A dream: last night I dreamed very vividly about a very special friend that I have not seen in about four years. He has been on my mind for several weeks and we have e-mailed, but not made the phone connection yet. I awoke this morning really wanting to talk to him. I don't usually put much stock in dreams - I figure they are more the result of too much pizza or the temperature in the room, than God's attempts to communicate with me. But I do think God is sovereign over dreams and that in his providence, they may sometimes serve a purpose - not to to give revelation or guidance, but perhaps (?) to heighten awareness and focus attention. Maybe that's why I had this dream. To heighten my awareness and focus my attention on friendship.
My reading: The two primary books I'm reading right now are Eugene Peterson's Leap Over a Wall: Earthly Spirituality for Everyday Christians, a series of twenty meditations based on the life of David. I'm reading two chapters every morning as one of the main staples of my spiritual diet on this vacation. The second book I'm working on is Chaim Potok's classic novel The Chosen. I read about 1/3 of it yesterday and will probably finish it by the end of the week. The Chosen is a gripping story about the friendship between two young Jewish teenagers in 1940's Brooklyn. Here is a blurb from Amazon:
In 1940s Brooklyn, New York, an accident throws Reuven Malther and Danny Saunders together. Despite their differences (Reuven is a Modern Orthodox Jew with an intellectual, Zionist father; Danny is the brilliant son and rightful heir to a Hasidic rebbe), the young men form a deep, if unlikely, friendship. Together they negotiate adolescence, family conflicts, the crisis of faith engendered when Holocaust stories begin to emerge in the U.S., loss, love, and the journey to adulthood. The intellectual and spiritual clashes between fathers, between each son and his own father, and between the two young men, provide a unique backdrop for this exploration of fathers, sons, faith, loyalty, and, ultimately, the power of love. (This is not a conventional children's book, although it will move any wise child age 12 or older, and often appears on summer reading lists for high school students.)I have never read this before, and do not know how it will end. But it has been emotionally gripping so far, reminding me of how deeply friendships touch our hearts and form our lives.

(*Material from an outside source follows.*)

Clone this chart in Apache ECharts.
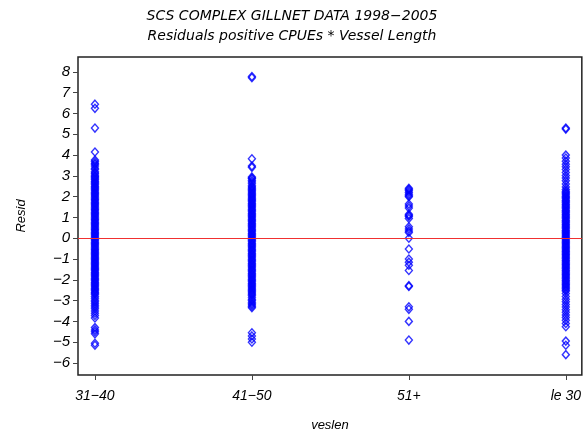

Add this: today, one of the chapters I read in Peterson's Leap Over a Wall, was on the friendship between David and Jonathan. A few sentences really stretched out their hands and forcefully grabbed me:
"The greatest thing any person can do for another is to confirm the deepest thing in him, in her - to take the time and have the discernment to see what's most deeply there, most fully that person, and then confirm it by recognizing and encouraging it.In another context, I might wish to qualify that statement, but I'll forego the critique and just lock into what I think is very true in what Peterson is saying: to be a friend is to learn to embrace someone as a person to be known and loved. Not as a commodity to be used. Not as potential to be tapped. Not as a resource. Not as a thing. Not as an object. But as a person.
Each of us have contact with hundreds of people who never look beyond our surface appearance. We have dealings with hundreds of people who the moment they set eyes on us begin calculating what use we can be to them, what they can get out of us. We meet hundreds of people who take one look at us, make a snap judgment, and then slot us into a category so that they won't have to deal with us as persons. They treat us as something less than we are; and if we're in constant association with them, we become less." (Eugene H. Peterson, Leap Over a Wall, p. 55)
This is profound and causes me to examine myself as a friend. Do I relate to my friends as persons? Do I understand them, know them? What would any given friend of mine say if asked, "Does Brian know you and love you for you who you are?"
Reflecting on friendship also provokes much gratitude in my heart for the very good and close friends that I have been blessed to have in different seasons of life. I think of two or three very close friends I had as a teenager. I think of a couple of long-term friendship with people that began ten or twelve years ago, but have really taken flight in the past couple of years. I think of new friendships that have developed over the past three years. I think of the extremely close friendships I share with my father and my two brothers and one of my cousins. I think of my dearest friend, my Holly. And I am grateful. I feel like a rich man, because friendships are abundant in my life.
This is also poignant to me because I know people who have difficulty developing friendships. I know people who are extremely lonely and have no one to talk to. I know people who feel like almost no one knows them for who they really are and I can see the pain the snap judgments and shallow interest of others has caused them. And I am sad for them.
I suppose I could end this "reflection" with a list of ways to develop friendships. A series of five or six "how to's." But somehow, that would feel artificial and contrived. Instead, I just want to slow down and really see people and listen to them. And my simple encouragement for you who read this is to do the same. Let us learn to be Jonathans to the Davids in our lives.